Charities mean business: Firms partner with non-profit organisations


IRISH COMPANIES raised more than €16.7 million for charities and community groups last year as part of ongoing partnerships between business and non-profit groups around the country.

Some 43 firms have formed partnerships with more than 3,600 community groups as part of Businesses in the Community Ireland initiative. National statistics show that over €11 million was given in cash donations; €3.3 million was raised through employee fundraising and a further €2.3 million was contributed through “in kind” donations of goods and services.

Employees of the contributing companies also volunteered over 130,000 hours to local groups and projects during the year.

Issues that received the most support were health initiatives (€5 million), community projects (€3 million), education (€2.9 million), social inclusion (€2.3 million) and homelessness (€760,000).

Cash donations were highest in Dublin at €6.8 million, followed by Mayo at €1.1 million, Cork at €800,000 and Kildare at €350,000. Oil company Shell donated nearly €1 million in cash, products and services in Co Mayo.

Separately, former Ireland international footballer Niall Quinn launched the ninth year of the Dublin Bus Community Spirit Initiative for 2012 by donating €5,000 to the Capuchin Day Centre in Dublin yesterday.

Mr Quinn has been a patron of the programme since 2003 and the personal donation will go towards providing food for families in Dublin.

“The people at this centre are here for hampers of food.

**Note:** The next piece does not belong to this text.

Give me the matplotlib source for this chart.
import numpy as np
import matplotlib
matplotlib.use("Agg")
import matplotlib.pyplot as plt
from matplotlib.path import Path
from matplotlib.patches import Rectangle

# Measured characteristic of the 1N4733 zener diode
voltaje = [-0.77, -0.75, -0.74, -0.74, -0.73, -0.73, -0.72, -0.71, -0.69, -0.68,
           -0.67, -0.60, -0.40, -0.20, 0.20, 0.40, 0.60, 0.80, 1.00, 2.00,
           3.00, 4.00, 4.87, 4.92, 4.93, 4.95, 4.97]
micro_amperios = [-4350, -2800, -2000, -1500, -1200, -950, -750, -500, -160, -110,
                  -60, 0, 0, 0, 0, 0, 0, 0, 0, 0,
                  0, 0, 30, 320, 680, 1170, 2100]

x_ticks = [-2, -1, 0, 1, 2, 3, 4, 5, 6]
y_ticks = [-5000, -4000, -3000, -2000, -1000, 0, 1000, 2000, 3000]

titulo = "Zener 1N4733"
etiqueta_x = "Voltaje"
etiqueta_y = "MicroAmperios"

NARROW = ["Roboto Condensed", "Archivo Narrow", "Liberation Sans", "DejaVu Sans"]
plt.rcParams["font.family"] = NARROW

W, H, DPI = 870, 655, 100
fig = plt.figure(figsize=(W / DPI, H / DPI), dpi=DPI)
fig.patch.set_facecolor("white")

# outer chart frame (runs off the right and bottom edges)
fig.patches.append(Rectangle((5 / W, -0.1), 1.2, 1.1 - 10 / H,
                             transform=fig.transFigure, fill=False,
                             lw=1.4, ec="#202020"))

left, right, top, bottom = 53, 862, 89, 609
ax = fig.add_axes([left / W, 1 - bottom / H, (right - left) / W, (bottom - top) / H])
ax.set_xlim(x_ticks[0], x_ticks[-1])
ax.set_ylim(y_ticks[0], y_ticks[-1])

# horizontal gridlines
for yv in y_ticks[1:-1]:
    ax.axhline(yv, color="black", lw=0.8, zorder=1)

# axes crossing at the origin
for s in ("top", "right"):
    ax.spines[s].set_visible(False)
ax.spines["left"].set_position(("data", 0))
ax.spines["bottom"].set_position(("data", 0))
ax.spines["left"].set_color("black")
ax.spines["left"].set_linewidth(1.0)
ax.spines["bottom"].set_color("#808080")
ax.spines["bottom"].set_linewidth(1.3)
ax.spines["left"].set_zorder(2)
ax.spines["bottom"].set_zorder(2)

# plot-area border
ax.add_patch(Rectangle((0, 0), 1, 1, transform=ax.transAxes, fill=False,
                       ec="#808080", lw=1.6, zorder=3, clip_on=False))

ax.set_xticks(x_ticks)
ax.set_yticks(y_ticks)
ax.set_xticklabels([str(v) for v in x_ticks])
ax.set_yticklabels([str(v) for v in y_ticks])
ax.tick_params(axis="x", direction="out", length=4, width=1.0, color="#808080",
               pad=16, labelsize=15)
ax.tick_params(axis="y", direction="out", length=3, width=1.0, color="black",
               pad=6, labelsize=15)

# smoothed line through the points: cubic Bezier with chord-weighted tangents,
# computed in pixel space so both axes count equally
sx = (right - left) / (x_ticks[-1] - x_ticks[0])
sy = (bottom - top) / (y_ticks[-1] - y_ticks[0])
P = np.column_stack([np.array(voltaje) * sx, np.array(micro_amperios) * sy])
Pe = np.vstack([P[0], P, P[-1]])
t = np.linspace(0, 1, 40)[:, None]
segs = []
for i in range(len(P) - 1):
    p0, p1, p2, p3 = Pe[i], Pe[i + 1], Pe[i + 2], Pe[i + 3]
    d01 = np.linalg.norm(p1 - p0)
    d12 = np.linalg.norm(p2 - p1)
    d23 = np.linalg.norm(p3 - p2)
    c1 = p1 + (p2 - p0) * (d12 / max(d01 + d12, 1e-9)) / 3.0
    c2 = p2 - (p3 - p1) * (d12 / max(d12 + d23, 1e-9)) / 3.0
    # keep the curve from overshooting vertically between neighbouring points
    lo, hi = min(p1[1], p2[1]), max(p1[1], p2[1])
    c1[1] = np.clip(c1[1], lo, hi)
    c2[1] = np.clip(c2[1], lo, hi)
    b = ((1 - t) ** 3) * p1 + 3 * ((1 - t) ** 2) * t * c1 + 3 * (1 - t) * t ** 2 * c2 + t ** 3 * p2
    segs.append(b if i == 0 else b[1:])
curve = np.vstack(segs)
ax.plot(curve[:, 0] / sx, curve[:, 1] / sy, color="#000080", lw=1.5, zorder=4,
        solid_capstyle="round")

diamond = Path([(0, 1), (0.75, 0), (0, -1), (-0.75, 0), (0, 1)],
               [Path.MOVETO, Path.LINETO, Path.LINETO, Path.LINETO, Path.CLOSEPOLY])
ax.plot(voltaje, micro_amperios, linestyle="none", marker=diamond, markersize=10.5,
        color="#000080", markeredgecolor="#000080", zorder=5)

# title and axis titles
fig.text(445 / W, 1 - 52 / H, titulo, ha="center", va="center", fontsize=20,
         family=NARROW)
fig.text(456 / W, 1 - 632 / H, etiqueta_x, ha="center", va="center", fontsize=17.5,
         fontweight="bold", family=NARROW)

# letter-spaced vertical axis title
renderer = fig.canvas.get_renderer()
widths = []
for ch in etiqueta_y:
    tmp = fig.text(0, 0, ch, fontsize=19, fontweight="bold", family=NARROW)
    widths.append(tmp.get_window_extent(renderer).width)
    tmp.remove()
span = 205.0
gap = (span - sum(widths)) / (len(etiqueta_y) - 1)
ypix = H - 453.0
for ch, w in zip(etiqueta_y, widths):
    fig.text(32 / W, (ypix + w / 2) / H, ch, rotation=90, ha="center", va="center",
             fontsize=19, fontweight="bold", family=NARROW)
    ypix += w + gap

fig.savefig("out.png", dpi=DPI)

They can’t even afford the bus in, so Dublin Bus is providing them with free tickets home so when they do get here they don’t have to pay on the bus,” he said.

Rather than getting annoyed at the political system, he said, it was about honouring the people involved in volunteering and he hoped the money would be put to good use.

The charity is now seeing more young families which are finding it difficult to pay their mortgages, according to Br Kevin Crowley, head of the centre.

“We meet people who have lost their jobs and people on the verge of losing their homes, and there is a huge amount of depression amongst these people. Our main concern is [maintaining] their dignity and respect,” he said.